##### Information supplied

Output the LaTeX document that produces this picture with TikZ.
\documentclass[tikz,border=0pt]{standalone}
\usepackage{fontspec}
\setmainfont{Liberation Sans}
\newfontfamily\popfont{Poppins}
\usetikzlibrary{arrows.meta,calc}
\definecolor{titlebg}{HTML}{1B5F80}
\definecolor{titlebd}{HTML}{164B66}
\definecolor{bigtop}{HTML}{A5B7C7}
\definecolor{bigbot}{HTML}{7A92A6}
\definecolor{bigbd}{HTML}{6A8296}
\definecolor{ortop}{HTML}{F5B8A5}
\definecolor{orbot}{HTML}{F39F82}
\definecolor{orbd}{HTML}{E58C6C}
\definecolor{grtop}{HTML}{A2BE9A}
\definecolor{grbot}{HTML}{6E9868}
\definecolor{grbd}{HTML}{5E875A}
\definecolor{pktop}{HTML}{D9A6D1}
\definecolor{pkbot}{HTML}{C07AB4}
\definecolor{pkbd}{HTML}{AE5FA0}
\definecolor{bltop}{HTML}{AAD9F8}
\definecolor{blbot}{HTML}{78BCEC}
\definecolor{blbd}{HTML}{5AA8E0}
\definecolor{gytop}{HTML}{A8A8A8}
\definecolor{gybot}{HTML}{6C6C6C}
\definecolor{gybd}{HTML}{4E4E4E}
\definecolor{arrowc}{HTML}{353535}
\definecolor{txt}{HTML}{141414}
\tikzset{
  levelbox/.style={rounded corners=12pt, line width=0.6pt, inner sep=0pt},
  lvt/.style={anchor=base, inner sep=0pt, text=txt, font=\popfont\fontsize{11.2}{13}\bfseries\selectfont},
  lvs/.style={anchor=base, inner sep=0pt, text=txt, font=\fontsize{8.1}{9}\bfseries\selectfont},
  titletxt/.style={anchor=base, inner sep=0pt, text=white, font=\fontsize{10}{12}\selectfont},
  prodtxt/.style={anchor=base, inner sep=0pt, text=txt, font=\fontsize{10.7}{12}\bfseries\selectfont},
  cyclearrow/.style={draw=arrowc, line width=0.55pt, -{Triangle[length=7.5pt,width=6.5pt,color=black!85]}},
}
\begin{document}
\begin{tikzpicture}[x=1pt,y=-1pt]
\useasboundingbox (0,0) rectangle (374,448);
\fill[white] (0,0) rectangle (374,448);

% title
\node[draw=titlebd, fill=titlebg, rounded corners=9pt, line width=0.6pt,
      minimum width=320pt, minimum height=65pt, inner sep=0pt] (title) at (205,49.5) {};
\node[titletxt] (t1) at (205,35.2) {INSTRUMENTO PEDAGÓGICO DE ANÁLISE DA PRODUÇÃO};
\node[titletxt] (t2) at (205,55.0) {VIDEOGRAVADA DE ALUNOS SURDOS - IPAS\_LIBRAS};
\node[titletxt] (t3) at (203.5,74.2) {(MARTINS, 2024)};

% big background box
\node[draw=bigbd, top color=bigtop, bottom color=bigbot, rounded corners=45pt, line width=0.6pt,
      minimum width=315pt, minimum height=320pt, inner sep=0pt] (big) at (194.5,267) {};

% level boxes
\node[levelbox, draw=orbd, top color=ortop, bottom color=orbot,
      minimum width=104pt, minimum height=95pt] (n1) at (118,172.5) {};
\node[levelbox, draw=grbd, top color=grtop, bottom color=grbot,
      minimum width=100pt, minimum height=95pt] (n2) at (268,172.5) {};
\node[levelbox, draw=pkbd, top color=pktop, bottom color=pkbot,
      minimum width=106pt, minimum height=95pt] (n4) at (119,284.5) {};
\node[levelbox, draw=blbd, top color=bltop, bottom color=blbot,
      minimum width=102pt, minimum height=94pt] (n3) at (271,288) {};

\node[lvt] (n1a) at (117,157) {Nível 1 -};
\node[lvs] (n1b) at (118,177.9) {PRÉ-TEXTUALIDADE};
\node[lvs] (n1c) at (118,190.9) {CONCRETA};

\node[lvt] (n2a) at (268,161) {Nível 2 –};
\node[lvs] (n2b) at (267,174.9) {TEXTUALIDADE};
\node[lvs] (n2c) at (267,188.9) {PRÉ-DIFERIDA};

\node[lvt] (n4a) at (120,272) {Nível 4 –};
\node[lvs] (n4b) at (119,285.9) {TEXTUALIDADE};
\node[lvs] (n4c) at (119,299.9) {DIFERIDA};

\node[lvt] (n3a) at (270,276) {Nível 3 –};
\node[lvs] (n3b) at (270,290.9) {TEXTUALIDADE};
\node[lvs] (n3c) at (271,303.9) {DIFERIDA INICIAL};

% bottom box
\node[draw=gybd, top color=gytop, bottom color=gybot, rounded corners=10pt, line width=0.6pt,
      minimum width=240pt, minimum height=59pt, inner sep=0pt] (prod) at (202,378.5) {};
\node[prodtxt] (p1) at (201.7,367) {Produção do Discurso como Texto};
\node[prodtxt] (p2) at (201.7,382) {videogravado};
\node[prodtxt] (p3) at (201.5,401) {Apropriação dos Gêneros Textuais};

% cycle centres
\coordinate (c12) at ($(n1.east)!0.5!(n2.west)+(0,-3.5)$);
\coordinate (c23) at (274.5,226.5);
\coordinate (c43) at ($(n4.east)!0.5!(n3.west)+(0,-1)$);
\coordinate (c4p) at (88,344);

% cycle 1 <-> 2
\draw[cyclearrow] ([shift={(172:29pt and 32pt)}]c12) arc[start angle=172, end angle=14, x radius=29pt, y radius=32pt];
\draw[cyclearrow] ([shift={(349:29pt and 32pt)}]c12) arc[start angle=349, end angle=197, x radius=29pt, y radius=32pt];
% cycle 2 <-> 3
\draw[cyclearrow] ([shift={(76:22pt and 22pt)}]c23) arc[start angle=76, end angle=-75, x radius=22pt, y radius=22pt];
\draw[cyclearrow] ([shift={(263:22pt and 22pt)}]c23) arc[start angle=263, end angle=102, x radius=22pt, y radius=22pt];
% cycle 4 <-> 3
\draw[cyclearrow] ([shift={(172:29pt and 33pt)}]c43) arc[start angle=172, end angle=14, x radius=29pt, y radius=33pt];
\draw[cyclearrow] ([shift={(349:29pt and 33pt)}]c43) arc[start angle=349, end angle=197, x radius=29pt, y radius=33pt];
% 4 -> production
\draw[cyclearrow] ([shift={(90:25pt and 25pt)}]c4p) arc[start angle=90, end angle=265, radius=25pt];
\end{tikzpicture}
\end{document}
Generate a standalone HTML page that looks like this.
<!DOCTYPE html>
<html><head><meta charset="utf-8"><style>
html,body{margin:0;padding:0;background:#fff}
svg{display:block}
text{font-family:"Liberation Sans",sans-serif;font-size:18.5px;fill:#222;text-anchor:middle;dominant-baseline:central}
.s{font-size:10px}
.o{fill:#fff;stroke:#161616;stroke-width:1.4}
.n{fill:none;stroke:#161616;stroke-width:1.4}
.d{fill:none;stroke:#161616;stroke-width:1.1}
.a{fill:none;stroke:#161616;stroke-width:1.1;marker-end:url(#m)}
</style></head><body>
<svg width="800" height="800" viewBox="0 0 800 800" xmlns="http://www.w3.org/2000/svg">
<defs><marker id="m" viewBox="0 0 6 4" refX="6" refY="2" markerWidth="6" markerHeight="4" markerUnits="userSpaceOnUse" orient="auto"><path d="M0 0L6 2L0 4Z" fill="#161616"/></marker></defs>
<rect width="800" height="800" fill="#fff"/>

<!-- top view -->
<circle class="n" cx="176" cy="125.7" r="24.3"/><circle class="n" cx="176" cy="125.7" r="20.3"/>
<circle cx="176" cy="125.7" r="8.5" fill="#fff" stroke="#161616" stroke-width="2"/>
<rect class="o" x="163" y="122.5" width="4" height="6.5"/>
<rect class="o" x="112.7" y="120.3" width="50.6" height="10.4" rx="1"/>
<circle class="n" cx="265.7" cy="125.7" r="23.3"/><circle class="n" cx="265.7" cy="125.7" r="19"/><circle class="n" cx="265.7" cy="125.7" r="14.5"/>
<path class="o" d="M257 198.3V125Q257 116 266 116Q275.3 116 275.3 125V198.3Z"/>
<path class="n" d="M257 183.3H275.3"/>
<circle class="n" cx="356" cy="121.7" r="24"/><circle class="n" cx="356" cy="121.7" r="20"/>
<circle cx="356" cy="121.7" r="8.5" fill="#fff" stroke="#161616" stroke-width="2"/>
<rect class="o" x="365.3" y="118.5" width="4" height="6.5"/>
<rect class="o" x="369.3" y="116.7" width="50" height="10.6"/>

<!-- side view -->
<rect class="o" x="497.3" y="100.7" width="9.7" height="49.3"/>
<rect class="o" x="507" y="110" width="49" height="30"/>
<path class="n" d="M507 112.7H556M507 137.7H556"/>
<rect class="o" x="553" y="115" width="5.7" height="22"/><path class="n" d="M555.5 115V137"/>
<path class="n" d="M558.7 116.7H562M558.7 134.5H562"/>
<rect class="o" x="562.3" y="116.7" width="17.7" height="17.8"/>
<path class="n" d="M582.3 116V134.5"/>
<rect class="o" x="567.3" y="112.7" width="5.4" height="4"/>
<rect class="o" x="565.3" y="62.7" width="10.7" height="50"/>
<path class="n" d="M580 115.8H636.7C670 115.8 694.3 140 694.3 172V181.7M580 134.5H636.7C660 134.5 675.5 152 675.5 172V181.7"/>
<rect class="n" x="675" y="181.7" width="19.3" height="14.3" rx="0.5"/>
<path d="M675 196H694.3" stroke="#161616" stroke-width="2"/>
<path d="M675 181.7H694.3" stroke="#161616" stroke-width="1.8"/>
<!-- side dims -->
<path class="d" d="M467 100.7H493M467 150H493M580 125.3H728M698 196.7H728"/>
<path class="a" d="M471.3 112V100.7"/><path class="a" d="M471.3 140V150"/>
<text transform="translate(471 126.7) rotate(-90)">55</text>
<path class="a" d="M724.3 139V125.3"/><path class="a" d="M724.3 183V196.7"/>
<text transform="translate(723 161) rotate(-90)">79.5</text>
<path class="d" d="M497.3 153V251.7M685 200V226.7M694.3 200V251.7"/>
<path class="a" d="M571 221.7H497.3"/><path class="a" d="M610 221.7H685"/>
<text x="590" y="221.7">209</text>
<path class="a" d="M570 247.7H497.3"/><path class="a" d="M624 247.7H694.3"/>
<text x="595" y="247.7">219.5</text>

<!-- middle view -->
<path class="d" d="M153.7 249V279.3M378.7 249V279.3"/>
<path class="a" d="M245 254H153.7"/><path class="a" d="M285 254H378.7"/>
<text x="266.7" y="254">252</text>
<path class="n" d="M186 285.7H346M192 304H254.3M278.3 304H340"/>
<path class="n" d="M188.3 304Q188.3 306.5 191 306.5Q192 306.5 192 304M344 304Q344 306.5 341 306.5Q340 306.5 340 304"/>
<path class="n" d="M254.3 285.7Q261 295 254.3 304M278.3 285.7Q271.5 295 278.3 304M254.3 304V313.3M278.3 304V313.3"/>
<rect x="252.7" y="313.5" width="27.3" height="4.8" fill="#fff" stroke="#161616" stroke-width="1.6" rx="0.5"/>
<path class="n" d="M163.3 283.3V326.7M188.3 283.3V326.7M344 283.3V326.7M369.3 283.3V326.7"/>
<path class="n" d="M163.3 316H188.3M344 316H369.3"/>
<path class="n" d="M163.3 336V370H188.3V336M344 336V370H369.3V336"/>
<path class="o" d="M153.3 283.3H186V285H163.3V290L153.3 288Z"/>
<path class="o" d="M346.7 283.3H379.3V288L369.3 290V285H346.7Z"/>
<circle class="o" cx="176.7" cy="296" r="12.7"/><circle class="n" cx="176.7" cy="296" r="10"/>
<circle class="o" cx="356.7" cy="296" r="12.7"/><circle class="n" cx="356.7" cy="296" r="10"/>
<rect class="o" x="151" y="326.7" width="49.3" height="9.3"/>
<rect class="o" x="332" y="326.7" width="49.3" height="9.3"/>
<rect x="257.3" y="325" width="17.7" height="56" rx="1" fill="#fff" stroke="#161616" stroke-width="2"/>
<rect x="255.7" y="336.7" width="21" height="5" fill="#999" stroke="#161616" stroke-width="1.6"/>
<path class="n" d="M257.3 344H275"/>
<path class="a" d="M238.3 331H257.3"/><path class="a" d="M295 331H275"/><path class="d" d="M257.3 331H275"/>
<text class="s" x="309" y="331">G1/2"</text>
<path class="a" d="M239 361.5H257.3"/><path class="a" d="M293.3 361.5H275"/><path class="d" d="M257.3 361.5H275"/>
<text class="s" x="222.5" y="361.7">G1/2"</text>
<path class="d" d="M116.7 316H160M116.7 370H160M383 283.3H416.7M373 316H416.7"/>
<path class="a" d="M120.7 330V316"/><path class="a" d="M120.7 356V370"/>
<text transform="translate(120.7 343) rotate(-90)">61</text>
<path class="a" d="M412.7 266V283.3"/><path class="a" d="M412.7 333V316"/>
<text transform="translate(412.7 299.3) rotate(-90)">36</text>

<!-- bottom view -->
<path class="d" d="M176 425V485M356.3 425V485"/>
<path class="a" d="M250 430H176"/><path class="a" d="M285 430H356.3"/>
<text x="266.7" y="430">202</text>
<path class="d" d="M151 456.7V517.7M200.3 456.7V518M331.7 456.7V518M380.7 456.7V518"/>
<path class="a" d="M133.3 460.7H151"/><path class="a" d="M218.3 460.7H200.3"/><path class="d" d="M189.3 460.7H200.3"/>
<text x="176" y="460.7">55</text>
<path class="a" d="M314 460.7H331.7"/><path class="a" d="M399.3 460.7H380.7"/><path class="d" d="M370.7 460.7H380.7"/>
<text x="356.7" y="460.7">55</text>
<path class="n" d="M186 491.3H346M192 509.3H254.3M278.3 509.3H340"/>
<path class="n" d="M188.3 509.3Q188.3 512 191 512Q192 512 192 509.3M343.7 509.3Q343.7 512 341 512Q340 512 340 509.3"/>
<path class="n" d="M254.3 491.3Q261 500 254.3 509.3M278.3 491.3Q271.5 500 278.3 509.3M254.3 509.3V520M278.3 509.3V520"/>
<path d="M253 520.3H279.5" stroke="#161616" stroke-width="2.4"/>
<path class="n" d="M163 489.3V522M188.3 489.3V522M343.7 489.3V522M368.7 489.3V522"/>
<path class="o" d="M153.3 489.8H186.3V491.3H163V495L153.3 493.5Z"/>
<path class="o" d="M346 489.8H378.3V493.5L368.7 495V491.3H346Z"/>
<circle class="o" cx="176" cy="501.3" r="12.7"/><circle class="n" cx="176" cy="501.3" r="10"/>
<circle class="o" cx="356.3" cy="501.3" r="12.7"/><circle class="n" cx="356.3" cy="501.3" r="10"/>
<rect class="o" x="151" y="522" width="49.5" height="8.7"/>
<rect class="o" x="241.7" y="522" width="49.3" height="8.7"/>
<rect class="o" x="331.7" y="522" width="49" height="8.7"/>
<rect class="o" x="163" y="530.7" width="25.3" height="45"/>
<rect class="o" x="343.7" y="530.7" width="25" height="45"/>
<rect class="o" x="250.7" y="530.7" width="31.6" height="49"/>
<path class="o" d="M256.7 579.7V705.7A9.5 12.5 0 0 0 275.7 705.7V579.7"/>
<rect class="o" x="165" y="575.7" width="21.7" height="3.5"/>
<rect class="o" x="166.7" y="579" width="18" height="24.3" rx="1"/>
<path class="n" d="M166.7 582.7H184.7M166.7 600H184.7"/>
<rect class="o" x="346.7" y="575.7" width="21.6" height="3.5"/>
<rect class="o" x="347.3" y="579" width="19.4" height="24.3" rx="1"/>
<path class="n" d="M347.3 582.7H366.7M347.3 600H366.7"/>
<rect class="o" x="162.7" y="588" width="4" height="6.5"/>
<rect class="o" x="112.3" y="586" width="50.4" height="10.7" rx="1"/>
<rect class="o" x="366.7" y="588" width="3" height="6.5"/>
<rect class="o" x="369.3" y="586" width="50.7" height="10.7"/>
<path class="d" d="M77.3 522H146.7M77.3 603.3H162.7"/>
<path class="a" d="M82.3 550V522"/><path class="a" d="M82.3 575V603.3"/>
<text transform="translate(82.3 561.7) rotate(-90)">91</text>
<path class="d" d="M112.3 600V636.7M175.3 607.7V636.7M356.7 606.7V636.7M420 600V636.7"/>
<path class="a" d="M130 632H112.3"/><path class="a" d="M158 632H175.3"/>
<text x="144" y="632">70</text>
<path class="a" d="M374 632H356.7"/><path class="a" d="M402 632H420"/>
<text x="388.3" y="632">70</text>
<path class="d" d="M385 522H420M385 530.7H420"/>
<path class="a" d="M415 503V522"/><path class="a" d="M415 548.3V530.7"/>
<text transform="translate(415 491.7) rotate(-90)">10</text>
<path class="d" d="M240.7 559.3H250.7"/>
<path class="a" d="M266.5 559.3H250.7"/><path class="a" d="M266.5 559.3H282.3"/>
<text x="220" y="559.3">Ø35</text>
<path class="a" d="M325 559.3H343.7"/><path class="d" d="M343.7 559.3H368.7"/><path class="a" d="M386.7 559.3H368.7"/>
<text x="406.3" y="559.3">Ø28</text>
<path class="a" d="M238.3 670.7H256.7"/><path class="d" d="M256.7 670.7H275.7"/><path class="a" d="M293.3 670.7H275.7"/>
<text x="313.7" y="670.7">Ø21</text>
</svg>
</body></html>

##########

In the entries above, identify every line with the string "standalone".

\documentclass[tikz,border=0pt]{standalone}
Generate a standalone HTML page that looks like this.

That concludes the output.